Starting Seeds Indoors — What, When, and How
Starting seeds indoors is one of those practices that gardeners either love immediately and do forever, or try once, find confusing and fiddly, and abandon. I want to make the case that the confusion usually comes from starting too many things too early, rather than from any fundamental difficulty in the process itself.
The core principle: count backwards from your last frost date. If you don't know your last frost date, look it up — it's the single most important piece of information a gardener can have. In most of Northern California, the last frost date falls in late February to early March. In colder climates, it might be as late as mid-May. Whatever the date, most warm-season vegetables and flowers need to be started indoors six to eight weeks before that date. Starting earlier does not give you a bigger plant; it gives you a root-bound, struggling plant that stalls after transplanting.
What to start in February: tomatoes (eight weeks before last frost), peppers (ten to twelve weeks — they're slow, so February is appropriate for most climates), eggplant, and annual flowers that need a long lead time: zinnias, snapdragons, stocks, and lisianthus if you're feeling ambitious.
What not to start in February: cucumbers, squash, beans, and most root vegetables. These either resent transplanting or grow so fast that starting them early is pointless. Direct sow them in the garden at the right time and skip the indoor phase entirely.
For the actual starting: you need a seed-starting mix, not regular potting soil, which is too heavy and may carry pathogens that harm seedlings. Fill small cells or pots, moisten thoroughly, and sow seeds at the depth indicated on the packet — usually two to three times the seed's diameter. Label everything immediately. You will not remember what you planted where.
Moisture and warmth are what seeds need to germinate — light is not yet required. Cover your trays with a clear plastic dome or a loose piece of plastic wrap to hold humidity, and set them somewhere warm: on top of the refrigerator, near a heat vent, or on a seedling heat mat if you're serious about this. Check daily and uncover once you see any green.
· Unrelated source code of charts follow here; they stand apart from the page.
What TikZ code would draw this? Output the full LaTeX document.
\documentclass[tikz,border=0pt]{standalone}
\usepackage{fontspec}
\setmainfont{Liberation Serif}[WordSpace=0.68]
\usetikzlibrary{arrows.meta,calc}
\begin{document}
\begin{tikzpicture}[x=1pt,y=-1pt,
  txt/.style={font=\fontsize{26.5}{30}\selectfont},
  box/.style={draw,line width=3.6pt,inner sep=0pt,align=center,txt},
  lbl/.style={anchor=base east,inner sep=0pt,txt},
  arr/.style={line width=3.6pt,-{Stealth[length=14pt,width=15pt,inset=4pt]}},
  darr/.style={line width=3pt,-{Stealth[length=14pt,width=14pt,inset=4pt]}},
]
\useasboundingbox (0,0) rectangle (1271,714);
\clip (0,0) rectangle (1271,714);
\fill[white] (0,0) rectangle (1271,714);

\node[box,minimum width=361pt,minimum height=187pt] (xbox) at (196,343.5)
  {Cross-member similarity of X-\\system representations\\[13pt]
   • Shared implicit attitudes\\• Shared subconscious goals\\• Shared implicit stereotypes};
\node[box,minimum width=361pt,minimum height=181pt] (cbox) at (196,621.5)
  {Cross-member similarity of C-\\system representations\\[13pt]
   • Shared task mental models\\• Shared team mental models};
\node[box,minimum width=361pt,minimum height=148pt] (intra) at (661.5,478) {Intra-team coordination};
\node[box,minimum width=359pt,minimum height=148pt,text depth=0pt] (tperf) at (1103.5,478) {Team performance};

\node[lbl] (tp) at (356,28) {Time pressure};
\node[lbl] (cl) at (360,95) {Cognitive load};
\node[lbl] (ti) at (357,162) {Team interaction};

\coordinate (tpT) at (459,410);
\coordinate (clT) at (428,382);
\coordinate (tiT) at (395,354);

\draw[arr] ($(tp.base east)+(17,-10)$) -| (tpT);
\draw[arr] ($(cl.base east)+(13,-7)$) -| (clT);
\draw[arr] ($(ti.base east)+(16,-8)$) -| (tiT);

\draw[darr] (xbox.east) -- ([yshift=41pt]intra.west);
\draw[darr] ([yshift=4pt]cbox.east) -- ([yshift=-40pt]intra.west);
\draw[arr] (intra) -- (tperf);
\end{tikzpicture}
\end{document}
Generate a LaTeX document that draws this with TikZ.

Once the seedlings emerge, light becomes everything. A sunny south-facing window is usually insufficient — seedlings grown in windows become leggy, reaching toward light they can't quite access. A simple grow light set on a timer — twelve to sixteen hours per day — makes all the difference. Keep it just a few inches above the seedlings and raise it as they grow.
The practice of starting seeds is, at its core, an act of patience and attention. You are doing very little and watching carefully while the plants do everything. That turns out to be the right disposition for February.